Retype exactly the lines from the first one through the line with "plt.rcParams['axes.unicode_minus'] = False", including both ends; skip any pictures.

Start of Stored data

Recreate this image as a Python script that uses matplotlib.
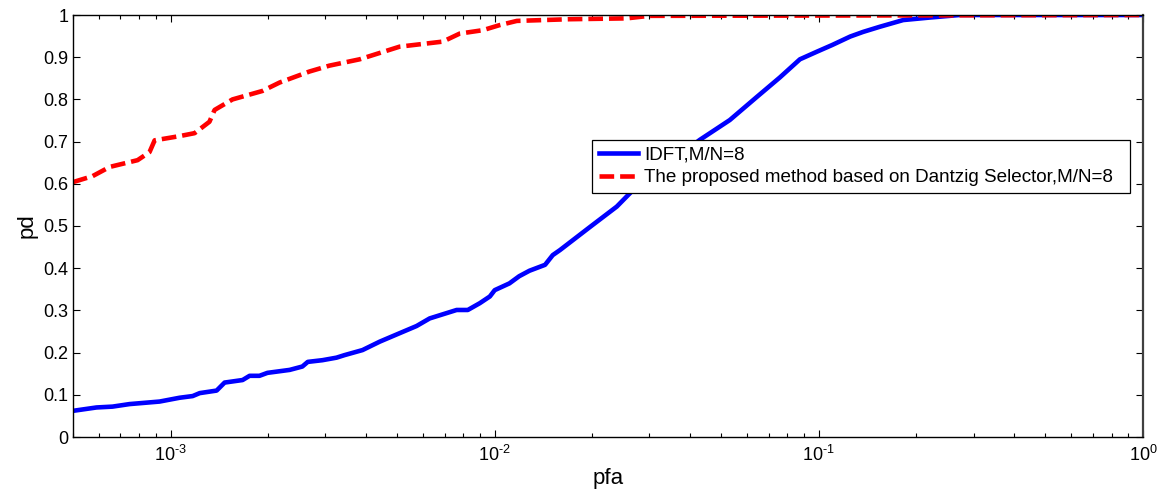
import matplotlib
matplotlib.use('Agg')
from matplotlib import pyplot as plt
import numpy as np

plt.rcParams['font.family'] = ['Liberation Sans', 'DejaVu Sans']
plt.rcParams['mathtext.fontset'] = 'custom'
plt.rcParams['mathtext.rm'] = 'Liberation Sans'
plt.rcParams['axes.unicode_minus'] = False

# IDFT curve (pfa, pd)
idft_pfa = [5.0e-4, 5.91e-4, 6.62e-4, 7.47e-4, 9.25e-4, 1.066e-3, 1.17e-3, 1.23e-3,
            1.387e-3, 1.468e-3, 1.668e-3, 1.753e-3, 1.88e-3, 1.99e-3, 2.33e-3,
            2.55e-3, 2.65e-3, 2.94e-3, 3.25e-3, 3.44e-3, 3.91e-3, 4.42e-3, 5.09e-3,
            5.74e-3, 6.30e-3, 7.63e-3, 8.26e-3, 8.99e-3, 9.66e-3, 1.0e-2, 1.11e-2,
            1.19e-2, 1.28e-2, 1.43e-2, 1.51e-2, 1.59e-2, 1.97e-2, 2.38e-2, 2.67e-2,
            3.01e-2, 4.29e-2, 5.31e-2, 6.44e-2, 7.58e-2, 8.74e-2, 9.86e-2, 0.110,
            0.125, 0.137, 0.154, 0.182, 0.220, 0.272, 1.0]
idft_pd = [0.062, 0.070, 0.072, 0.078, 0.084, 0.093, 0.097, 0.104,
           0.110, 0.129, 0.135, 0.145, 0.145, 0.152, 0.159,
           0.167, 0.178, 0.182, 0.188, 0.194, 0.206, 0.226, 0.246,
           0.263, 0.281, 0.301, 0.301, 0.317, 0.333, 0.348, 0.364,
           0.381, 0.394, 0.408, 0.431, 0.443, 0.498, 0.546, 0.585,
           0.613, 0.704, 0.751, 0.806, 0.852, 0.895, 0.913, 0.929,
           0.949, 0.960, 0.972, 0.988, 0.994, 1.0, 1.0]

# Dantzig Selector curve
ds_pfa = [5.0e-4, 5.74e-4, 6.49e-4, 7.91e-4, 8.61e-4, 8.93e-4, 1.066e-3, 1.186e-3,
          1.318e-3, 1.367e-3, 1.553e-3, 1.92e-3, 2.17e-3, 2.68e-3, 3.09e-3,
          3.83e-3, 5.09e-3, 6.92e-3, 7.80e-3, 9.19e-3, 1.035e-2, 1.17e-2,
          1.70e-2, 2.55e-2, 3.0e-2, 1.0]
ds_pd = [0.604, 0.618, 0.640, 0.656, 0.675, 0.703, 0.713, 0.720,
         0.747, 0.775, 0.800, 0.820, 0.840, 0.866, 0.880,
         0.895, 0.925, 0.937, 0.956, 0.964, 0.976, 0.986,
         0.990, 0.992, 0.998, 1.0]

labels = ['IDFT,M/N=8', 'The proposed method based on Dantzig Selector,M/N=8']
x_ticks = [1e-3, 1e-2, 1e-1, 1]
x_ticklabels = ['$10^{\u2010' + '3}$', '$10^{\u2010' + '2}$', '$10^{\u2010' + '1}$', '$10^{0}$']

fig = plt.figure(figsize=(11.61, 4.97), dpi=100)
ax = fig.add_axes([73 / 1161, 60 / 497, 1070 / 1161, 422 / 497])

ax.semilogx(idft_pfa, idft_pd, color='#0000ff', lw=3.3, label=labels[0])
ax.semilogx(ds_pfa, ds_pd, color='#ff0000', lw=3.3, ls=(0, (3.2, 1.3)), label=labels[1])

ax.set_xlim(5e-4, 1)
ax.set_ylim(0, 1)
ax.set_xticks(x_ticks)
ax.set_xticklabels(x_ticklabels)
ax.set_yticks(np.arange(0, 1.01, 0.1))
ax.set_yticklabels(['0', '0.1', '0.2', '0.3', '0.4', '0.5', '0.6', '0.7', '0.8', '0.9', '1'])

ax.tick_params(which='both', direction='in', top=True, right=True, labelsize=13)
ax.tick_params(which='major', length=5, width=0.8)
ax.tick_params(which='minor', length=3, width=0.8)
ax.tick_params(axis='x', pad=6)
for s in ax.spines.values():
    s.set_linewidth(1.0)
ax.spines['right'].set_linewidth(1.6)
ax.spines['right'].set_color('#404040')

ax.set_xlabel('pfa', fontsize=16, labelpad=2)
ax.set_ylabel('pd', fontsize=16, labelpad=4)

leg = ax.legend(loc='lower left', bbox_to_anchor=(0.485, 0.578, 0.503, 0.128),
                mode='expand', fontsize=13.6, handlelength=2.1, handletextpad=0.3,
                borderpad=0.35, labelspacing=0.3, fancybox=False, framealpha=1,
                edgecolor='black', borderaxespad=0)
leg.get_frame().set_linewidth(0.9)

plt.savefig('out.png', dpi=100)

End of Stored data

** The completed task **
Recreate this image as a Python script that uses matplotlib.
import matplotlib
matplotlib.use('Agg')
from matplotlib import pyplot as plt
import numpy as np

plt.rcParams['font.family'] = ['Liberation Sans', 'DejaVu Sans']
plt.rcParams['mathtext.fontset'] = 'custom'
plt.rcParams['mathtext.rm'] = 'Liberation Sans'
plt.rcParams['axes.unicode_minus'] = False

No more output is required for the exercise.